Extreme events and single-pulse spatial patterns observed in a self-pulsing all-solid-state laser

The passively $Q$-switched, self-pulsing all-solid-state laser is a device of widespread use in many applications. Depending on the condition of saturation of the absorber, which is easy to adjust, different dynamical regimes are observed: continuous-wave emission, stable oscillations, period doubling bifurcations, chaos, and, within some chaotic regimes, extreme events (EEs) in the form of pulses of extraordinary intensity. These pulses are sometimes called “dissipative optical rogue waves.” The mechanism of their formation in this laser is unknown. Previous observations suggest they are caused by the interaction of a few transverse modes.
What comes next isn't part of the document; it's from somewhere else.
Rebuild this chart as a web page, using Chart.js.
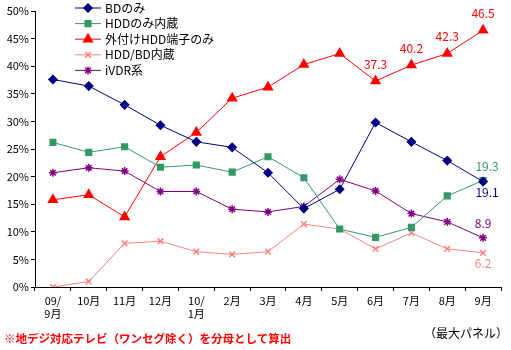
<!DOCTYPE html>
<html><head><meta charset="utf-8">
<script src="https://cdn.jsdelivr.net/npm/chart.js@4/dist/chart.umd.min.js"></script>
<style>
html,body{margin:0;padding:0;background:#fff;}
#wrap{position:relative;width:511px;height:350px;}
#note{position:absolute;left:4px;top:330px;color:#f00;font:bold 11.5px "Noto Sans CJK JP";white-space:nowrap;}
#note2{position:absolute;left:424px;top:324px;color:#000;font:12px "Noto Sans CJK JP";white-space:nowrap;}
</style></head>
<body><div id="wrap"><canvas id="c" width="511" height="350"></canvas>
<div id="note">※地デジ対応テレビ（ワンセグ除く）を分母として算出</div>
<div id="note2">（最大パネル）</div></div>
<script>
const categories = [['09/','9月'],'10月','11月','12月',['10/','1月'],'2月','3月','4月','5月','6月','7月','8月','9月'];
const seriesNames = ['BDのみ','HDDのみ内蔵','外付けHDD端子のみ','HDD/BD内蔵','iVDR系'];
const bdOnly   = [37.6,36.4,33.0,29.3,26.3,25.3,20.7,14.2,17.7,29.8,26.3,22.9,19.1];
const hddOnly  = [26.2,24.4,25.4,21.7,22.1,20.8,23.6,19.8,10.5,9.0,10.8,16.5,19.3];
const extHdd   = [15.8,16.7,12.7,23.6,28.0,34.2,36.2,40.3,42.3,37.3,40.2,42.3,46.5];
const hddBd    = [0.0,1.0,7.9,8.3,6.4,5.9,6.4,11.4,10.5,6.9,9.8,6.9,6.2];
const ivdr     = [20.7,21.6,21.0,17.3,17.3,14.1,13.6,14.6,19.5,17.4,13.3,11.8,8.9];
const yTicks = [0,5,10,15,20,25,30,35,40,45,50];

const FONT = '"Noto Sans CJK JP"';
const colors = ['#000080','#339966','#ff0000','#ff8080','#800080'];
const styles = ['rectRot','rect','triangle','crossRot','star'];
const radii = [4,4,5,4,4];
const values = [bdOnly,hddOnly,extHdd,hddBd,ivdr];

// labels: [datasetIndex, pointIndex, dx, dy]
const dataLabels = [
  [2,9,0,-17],[2,10,0,-17],[2,11,0,-17],[2,12,0,-17],
  [1,12,4,-14],[0,12,4,11],[4,12,0,-14],[3,12,0,11]
];

const labelPlugin = {
  id:'labels',
  afterDatasetsDraw(chart){
    const ctx = chart.ctx;
    ctx.save();
    ctx.font = '12px '+FONT;
    ctx.textAlign='center'; ctx.textBaseline='middle';
    dataLabels.forEach(([d,i,dx,dy])=>{
      const p = chart.getDatasetMeta(d).data[i];
      ctx.fillStyle = colors[d];
      ctx.fillText(chart.data.datasets[d].data[i].toFixed(1), p.x+dx, p.y+dy);
    });
    // legend
    const lx=75, ly=8, sp=15.6;
    chart.data.datasets.forEach((ds,k)=>{
      const y = ly + k*sp;
      ctx.strokeStyle = ds.borderColor; ctx.fillStyle = ds.borderColor; ctx.lineWidth=1;
      ctx.beginPath(); ctx.moveTo(lx,y); ctx.lineTo(lx+26,y); ctx.stroke();
      ctx.lineWidth=1.5;
      Chart.helpers.drawPoint(ctx,{pointStyle:ds.pointStyle,radius:ds.pointRadius,borderWidth:1.5},lx+13,y);
      ctx.fillStyle='#000'; ctx.textAlign='left';
      ctx.fillText(ds.label, lx+30, y);
    });
    ctx.restore();
  }
};

const datasets = values.map((v,k)=>({
  label: seriesNames[k], data: v,
  borderColor: colors[k], backgroundColor: colors[k],
  pointBackgroundColor: colors[k], pointBorderColor: colors[k],
  pointStyle: styles[k], pointRadius: radii[k], pointBorderWidth: 1.5,
  borderWidth: 1, tension: 0, fill:false
}));

new Chart(document.getElementById('c'), {
  type:'line',
  data:{labels:categories, datasets},
  plugins:[labelPlugin],
  options:{
    responsive:false, animation:false,
    layout:{padding:{top:11,right:10,left:0,bottom:0}},
    plugins:{legend:{display:false},tooltip:{enabled:false}},
    scales:{
      x:{
        offset:true,
        grid:{display:true,drawOnChartArea:false,tickLength:4,color:'#000',offset:true},
        border:{color:'#000',width:1},
        ticks:{color:'#000',font:{size:11,family:FONT},padding:3,maxRotation:0,autoSkip:false},
        afterFit(s){s.height=63;}
      },
      y:{
        min:0,max:50,
        afterBuildTicks(s){s.ticks = yTicks.map(v=>({value:v}));},
        ticks:{color:'#000',font:{size:11,family:FONT},padding:2,callback:v=>v+'%'},
        grid:{drawOnChartArea:false,tickLength:4,color:'#000'},
        border:{color:'#000',width:1},
        afterFit(s){s.width=35;}
      }
    }
  }
});
</script></body></html>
Here we report a direct observation of the pulse-to-pulse evolution of the transverse pattern. In the periodical regimes, sequences of intensities are correlated with sequences of patterns. In the chaotic ones, a few different patterns alternate, and the EEs are related with even fewer ones. In addition, the series of patterns and the pulse intensities before and after an EE are markedly repetitive. These observations demonstrate that EEs follow a deterministic evolution, and that they can appear even in a system with few interacting modes. This information plays a crucial role for the development of a mathematical description of EEs in this laser. This would allow managing the formation of EE through control of chaos, which is of both academic and practical interest (laser rangefinder).

Figure 1

Sketch of the setup. LD: pump laser diode, 2 W cw at 808 nm; GL: GRIN lens; ND: $\mathrm{Nd}:\mathrm{YV}{\mathrm{O}}_4$ slab $3\times 3\times 1\mathrm{m}{\mathrm{m}}^3$ 1% doped; M1: folding mirror (HR, $R=10\mathrm{cm}$); M2: output mirror (reflectivity 98%, plane); SA: Cr:YAG crystal, transmission (unbleached) 90%; $\alpha ={20}^{\circ }$; distance $\mathrm{ND}-\mathrm{M}1=13\mathrm{cm}$; $\mathrm{M}1-\mathrm{M}2=7\mathrm{cm}$; the position X is adjusted to get different dynamical regimes; FPD: fast photodiode connected to a digital memory oscilloscope; UFC: ultrafast camera recording single pulse spot images; the screen is translucent. By unblocking the laser beam between M2 and the beam splitter, the camera and the oscilloscope, which are both set in the autotrigger mode, start recording at the same time. Yet, the intensities and images series rapidly get out of synchronism, so that a special software code had to be developed to determine what image corresponds to each pulse.

Figure 2

Pulse intensity and corresponding patterns for a period-3 regime. Note the successive labels of the camera shots (from −516 to −510). As an illustration of a typical error, we show here a case where the camera fired between two successive pulses and is an empty image (frame −511, not shown).

Figure 3

Histogram of peak pulse intensities (run 2b9/29/16, 27779 pulses). The horizontal axis is normalized such that the average intensity = 100. The threshold value for EE is 161 (vertical line); there are 64 EE, $d_E=8$, two positive Lyapunov exponents, and $K=5.1$.

Figure 4

Sample zoom of the oscilloscope trace for run 2b9/29/16. Note the EE just before time = 517 ms.

Figure 5

Types of patterns observed in run 2b9/29/16. Their relative frequency is indicated. Probably, $\mathrm{F}=\mathrm{C}+\mathrm{D}$ and $\mathrm{H}=\mathrm{C}+\mathrm{E}$. The spot observed with a standard camera is shown as a reference.

Figure 6

An example of the sequence eabaEabae, which is the most frequent one in the set of EEs. It is, in addition, curiously symmetrical in time. The EE is underlined (frame 12322). See movies of this run and the one in Fig. 2 in Ref. [21].

Figure 7

Superposition of the 14 oscilloscope traces of the sequence eabaEabae. The horizontal line indicates the EE threshold.